Lane Cove River kayak
Kayak from near the mouth of Lane Cove River to the weir just past Fullers Bridge at the start of Lane Cove National Park and back - about 16km (launch from Angelo Street Reserve, Woolwich). "Lots of local river life, wilderness and quiet spots with waterbird life. Great picnic spots on river beaches." (If you don't have your own kayak, Jolly Roger Kayaks can meet you at the launching spot on the river with kayaks, life jackets, instructions and maps for $55 for four hours. Phone: 0433 547 449; www.jollyrogerkayaks.com.au.)
Cycle to Cottage Point
Ride your bike from Terrey Hills to Cottage Point Kiosk ("My favourite cafe in Sydney - it's simple and cheap and there's always freshly caught fish for lunch"). Take Coal and Candle Drive, then descend Cottage Point Road.
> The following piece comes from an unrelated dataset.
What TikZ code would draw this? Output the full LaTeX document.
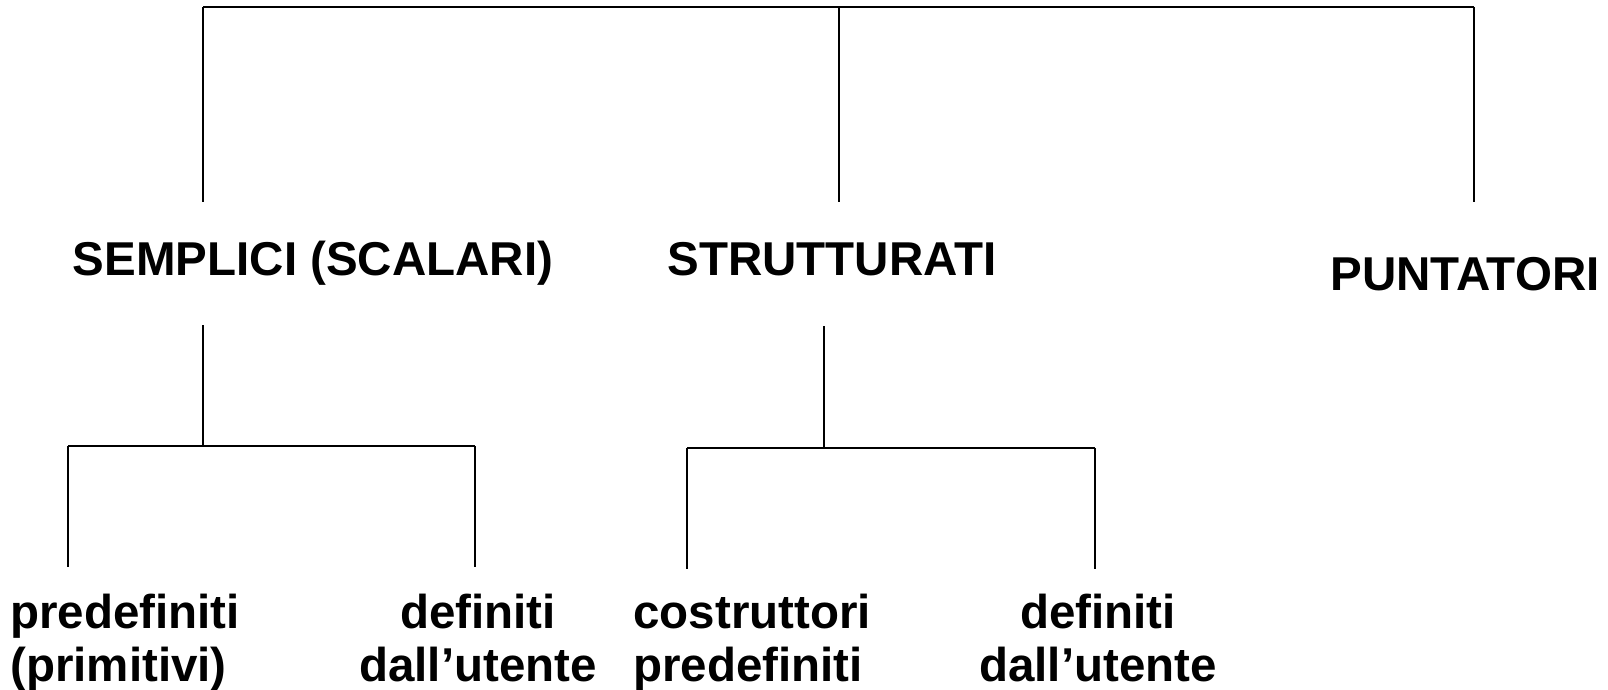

After lunch, a short but arduous climb brings you back to Coal and Candle Drive. Turn left and continue to the river. Take the steepish hills back via Akuna Bay and the water's edge up West Head Road and McCarrs Creek Road to Terrey Hills. Look out for freshwater pools along the way. A ride for the fit and the brave.
Palm Beach to Pearl Beach
Take the ferry from Palm Beach to Patonga (check www.sydneysceniccruises.com for timetable or 9974 2159) and walk along the cliffs to Pearl Beach (about an hour's walk). "There are great views across to Palm Beach and Lion Island. Pearl Beach General Store & Cafe is a funky spot set back from the water at Pearl Beach."
Middle Harbour kayak
Kayak from Seaforth to Roseville Bridge and back (about 16km) "to see lots of authentic waterside communities and old, wooden shacks - among hideous, inappropriate new developments". Kayak hire available at the Mosman side of the Spit Bridge. Phone: 9960 4389; www.sydneyharbourkayaks.com.au.
Walk through Botany Bay National Park
Drive out to the Kurnell Peninsula, park inside the national park off Captain Cook Drive and start walking: around the headland, past Captain Cook's landing site, to Cronulla. "The walk takes you past Boat Harbour, a little-known, shabby-chic beach town, aquatic reserves and sand dunes." About a four-hour walk. Veolia Transport's bus route 987 runs from Cronulla to Kurnell (only three services on Sundays).